**Input**
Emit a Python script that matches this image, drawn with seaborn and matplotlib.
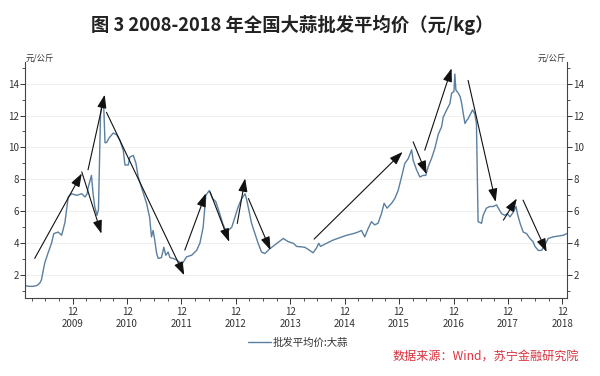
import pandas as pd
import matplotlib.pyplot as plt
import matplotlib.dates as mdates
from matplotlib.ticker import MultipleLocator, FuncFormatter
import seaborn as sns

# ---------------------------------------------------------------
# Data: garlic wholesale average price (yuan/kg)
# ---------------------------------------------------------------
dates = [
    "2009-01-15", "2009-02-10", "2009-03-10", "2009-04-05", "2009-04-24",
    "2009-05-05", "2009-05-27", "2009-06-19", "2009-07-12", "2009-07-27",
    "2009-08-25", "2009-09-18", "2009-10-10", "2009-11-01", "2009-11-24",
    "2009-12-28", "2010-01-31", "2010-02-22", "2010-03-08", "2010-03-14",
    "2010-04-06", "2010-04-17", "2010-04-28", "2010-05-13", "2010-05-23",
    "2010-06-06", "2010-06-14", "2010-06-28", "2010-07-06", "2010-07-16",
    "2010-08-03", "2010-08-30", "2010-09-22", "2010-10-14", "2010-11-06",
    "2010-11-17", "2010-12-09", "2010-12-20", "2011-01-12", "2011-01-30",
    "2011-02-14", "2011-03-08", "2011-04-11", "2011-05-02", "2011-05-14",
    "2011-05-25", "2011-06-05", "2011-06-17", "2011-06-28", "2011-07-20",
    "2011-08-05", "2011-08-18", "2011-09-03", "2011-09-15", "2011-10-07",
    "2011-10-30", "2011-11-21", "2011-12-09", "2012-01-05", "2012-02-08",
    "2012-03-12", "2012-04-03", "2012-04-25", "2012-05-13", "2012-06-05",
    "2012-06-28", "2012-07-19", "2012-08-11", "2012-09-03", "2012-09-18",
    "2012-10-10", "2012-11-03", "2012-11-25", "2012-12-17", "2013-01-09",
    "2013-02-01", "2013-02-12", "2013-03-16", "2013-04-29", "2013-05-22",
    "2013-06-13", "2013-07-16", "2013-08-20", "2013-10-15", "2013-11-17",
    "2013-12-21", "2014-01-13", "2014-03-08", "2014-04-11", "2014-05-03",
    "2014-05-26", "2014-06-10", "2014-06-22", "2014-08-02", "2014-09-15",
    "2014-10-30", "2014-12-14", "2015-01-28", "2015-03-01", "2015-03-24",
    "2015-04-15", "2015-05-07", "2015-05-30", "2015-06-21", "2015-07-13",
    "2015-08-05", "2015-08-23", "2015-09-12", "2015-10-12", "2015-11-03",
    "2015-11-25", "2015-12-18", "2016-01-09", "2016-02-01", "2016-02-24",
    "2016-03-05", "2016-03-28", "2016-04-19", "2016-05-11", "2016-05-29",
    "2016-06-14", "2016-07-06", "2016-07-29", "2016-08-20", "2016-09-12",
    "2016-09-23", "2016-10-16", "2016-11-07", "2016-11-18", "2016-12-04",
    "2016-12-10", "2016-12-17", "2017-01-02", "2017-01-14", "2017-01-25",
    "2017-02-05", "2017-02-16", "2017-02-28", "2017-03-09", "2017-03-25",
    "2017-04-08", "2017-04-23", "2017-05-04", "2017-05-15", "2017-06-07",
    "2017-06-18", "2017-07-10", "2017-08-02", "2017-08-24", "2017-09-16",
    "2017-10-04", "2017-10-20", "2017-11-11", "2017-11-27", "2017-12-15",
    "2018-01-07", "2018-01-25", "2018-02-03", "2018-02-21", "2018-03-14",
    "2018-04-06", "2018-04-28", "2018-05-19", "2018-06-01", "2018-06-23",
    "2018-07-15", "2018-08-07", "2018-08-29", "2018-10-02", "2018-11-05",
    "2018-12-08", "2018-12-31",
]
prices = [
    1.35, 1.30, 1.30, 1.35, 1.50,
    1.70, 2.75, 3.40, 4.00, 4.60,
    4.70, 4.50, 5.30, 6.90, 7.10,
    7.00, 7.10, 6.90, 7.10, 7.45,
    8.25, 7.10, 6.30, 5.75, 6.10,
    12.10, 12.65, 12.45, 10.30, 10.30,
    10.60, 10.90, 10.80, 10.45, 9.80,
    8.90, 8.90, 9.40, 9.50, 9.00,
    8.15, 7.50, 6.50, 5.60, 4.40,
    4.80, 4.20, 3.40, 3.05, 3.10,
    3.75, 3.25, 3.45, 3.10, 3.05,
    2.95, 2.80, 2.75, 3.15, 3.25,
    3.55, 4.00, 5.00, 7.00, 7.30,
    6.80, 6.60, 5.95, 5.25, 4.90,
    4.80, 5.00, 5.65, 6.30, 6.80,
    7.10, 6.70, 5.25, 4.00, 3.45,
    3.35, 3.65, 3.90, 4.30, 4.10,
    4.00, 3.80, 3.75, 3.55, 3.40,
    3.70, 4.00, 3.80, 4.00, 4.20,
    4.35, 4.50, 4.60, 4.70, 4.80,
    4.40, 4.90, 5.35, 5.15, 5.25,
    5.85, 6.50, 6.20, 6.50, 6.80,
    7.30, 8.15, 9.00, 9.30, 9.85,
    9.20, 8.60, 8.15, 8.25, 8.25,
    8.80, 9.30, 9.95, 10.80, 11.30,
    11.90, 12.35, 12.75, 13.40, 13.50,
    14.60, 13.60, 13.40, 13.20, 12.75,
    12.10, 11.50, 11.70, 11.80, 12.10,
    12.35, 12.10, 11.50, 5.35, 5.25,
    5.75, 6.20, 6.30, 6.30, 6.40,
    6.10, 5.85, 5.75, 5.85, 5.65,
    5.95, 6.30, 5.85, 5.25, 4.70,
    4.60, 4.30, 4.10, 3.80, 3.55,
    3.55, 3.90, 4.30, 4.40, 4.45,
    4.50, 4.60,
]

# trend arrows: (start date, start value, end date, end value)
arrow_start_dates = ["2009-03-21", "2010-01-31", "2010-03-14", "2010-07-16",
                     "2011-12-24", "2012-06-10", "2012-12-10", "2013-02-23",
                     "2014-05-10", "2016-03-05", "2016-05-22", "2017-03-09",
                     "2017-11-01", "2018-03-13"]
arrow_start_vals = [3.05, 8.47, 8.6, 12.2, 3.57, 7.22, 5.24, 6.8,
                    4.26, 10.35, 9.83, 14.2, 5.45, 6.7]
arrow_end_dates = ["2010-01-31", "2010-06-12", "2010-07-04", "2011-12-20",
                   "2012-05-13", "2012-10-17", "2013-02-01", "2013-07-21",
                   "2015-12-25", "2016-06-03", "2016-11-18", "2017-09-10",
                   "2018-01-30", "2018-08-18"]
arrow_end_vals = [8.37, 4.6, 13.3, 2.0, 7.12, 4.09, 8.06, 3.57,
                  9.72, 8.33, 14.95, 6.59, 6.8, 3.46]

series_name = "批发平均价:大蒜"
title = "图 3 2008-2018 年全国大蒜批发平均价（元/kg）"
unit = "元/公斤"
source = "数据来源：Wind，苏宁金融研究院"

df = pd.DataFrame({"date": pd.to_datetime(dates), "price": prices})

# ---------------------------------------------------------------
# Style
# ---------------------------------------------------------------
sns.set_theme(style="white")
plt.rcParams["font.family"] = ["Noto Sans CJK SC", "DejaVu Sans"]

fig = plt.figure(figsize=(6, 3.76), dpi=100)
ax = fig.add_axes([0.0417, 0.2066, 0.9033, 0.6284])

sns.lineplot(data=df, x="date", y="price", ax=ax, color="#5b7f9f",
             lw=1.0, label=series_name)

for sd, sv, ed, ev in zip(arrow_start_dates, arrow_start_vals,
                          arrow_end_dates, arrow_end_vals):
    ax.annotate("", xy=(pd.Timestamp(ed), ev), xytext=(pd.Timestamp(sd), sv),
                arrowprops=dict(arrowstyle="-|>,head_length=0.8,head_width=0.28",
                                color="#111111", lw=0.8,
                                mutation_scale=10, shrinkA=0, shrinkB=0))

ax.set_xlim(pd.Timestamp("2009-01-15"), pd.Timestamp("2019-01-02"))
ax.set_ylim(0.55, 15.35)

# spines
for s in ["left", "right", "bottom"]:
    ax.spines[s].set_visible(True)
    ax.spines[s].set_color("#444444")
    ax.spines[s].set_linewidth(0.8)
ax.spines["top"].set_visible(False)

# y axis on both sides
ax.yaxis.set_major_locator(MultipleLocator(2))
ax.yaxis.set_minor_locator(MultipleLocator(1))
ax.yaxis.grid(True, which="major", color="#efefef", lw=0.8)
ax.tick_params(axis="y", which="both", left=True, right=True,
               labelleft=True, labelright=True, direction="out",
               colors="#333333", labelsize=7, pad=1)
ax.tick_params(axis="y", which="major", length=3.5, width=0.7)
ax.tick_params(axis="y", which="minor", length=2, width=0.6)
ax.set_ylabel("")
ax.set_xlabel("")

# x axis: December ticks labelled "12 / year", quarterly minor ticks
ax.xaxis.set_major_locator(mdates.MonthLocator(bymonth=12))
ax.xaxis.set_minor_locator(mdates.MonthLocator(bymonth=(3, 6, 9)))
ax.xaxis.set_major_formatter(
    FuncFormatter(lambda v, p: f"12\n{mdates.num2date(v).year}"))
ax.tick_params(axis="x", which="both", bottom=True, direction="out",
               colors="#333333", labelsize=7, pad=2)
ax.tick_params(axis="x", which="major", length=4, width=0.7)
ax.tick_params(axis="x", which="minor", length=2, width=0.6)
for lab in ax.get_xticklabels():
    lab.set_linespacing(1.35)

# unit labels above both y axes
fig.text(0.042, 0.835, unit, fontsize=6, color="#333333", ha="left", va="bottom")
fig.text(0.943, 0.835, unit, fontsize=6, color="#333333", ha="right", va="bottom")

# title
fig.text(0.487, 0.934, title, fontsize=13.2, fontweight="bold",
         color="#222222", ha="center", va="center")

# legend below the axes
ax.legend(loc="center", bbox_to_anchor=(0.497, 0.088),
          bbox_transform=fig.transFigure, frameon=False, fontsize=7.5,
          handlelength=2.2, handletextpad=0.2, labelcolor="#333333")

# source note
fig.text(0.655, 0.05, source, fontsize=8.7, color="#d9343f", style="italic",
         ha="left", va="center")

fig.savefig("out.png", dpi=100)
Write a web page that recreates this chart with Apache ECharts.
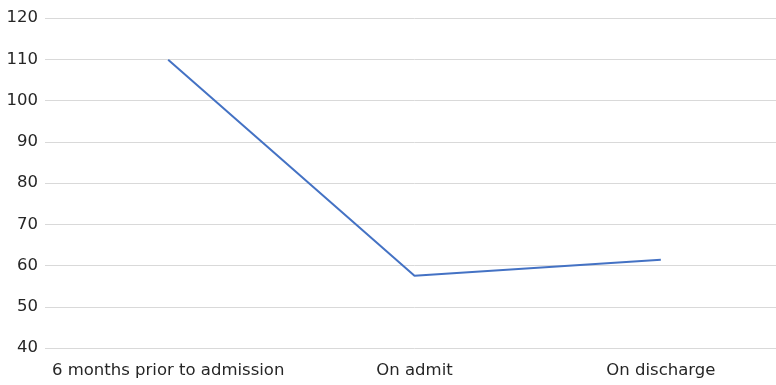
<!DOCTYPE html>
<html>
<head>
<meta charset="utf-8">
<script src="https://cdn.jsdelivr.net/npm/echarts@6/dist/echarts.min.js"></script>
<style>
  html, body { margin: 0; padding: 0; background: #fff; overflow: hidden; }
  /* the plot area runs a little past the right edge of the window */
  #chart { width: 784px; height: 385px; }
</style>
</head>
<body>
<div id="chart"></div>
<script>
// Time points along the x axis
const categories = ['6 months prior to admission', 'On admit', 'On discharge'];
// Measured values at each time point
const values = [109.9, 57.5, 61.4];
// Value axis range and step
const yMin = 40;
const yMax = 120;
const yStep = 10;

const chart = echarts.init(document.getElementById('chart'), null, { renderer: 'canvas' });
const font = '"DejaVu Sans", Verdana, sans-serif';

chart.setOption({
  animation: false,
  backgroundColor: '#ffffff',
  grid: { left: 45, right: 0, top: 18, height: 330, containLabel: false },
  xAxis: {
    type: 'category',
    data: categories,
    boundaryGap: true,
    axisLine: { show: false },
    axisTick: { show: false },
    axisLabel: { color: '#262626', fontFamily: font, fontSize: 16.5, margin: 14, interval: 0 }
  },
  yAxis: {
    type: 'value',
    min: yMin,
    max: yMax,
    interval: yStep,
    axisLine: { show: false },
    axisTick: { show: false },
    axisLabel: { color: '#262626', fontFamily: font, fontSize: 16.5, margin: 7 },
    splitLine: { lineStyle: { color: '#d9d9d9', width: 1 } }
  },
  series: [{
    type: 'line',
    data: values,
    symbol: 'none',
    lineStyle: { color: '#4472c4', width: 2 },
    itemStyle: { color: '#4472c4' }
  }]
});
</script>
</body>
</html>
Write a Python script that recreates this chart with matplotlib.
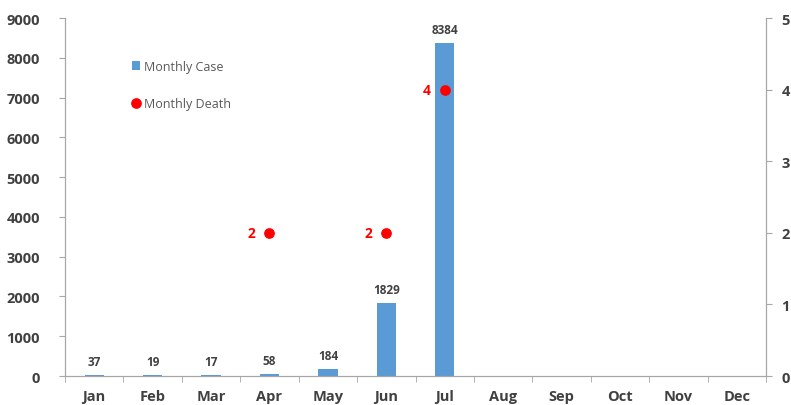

**Written exercise**
Only the lines from the start of the entries above to the line containing "import seaborn as sns" are to be given again, exactly and with both ends included; pictures are excluded.

**Output**
Emit a Python script that matches this image, drawn with seaborn and matplotlib.
import pandas as pd
import matplotlib.pyplot as plt
import matplotlib.dates as mdates
from matplotlib.ticker import MultipleLocator, FuncFormatter
import seaborn as sns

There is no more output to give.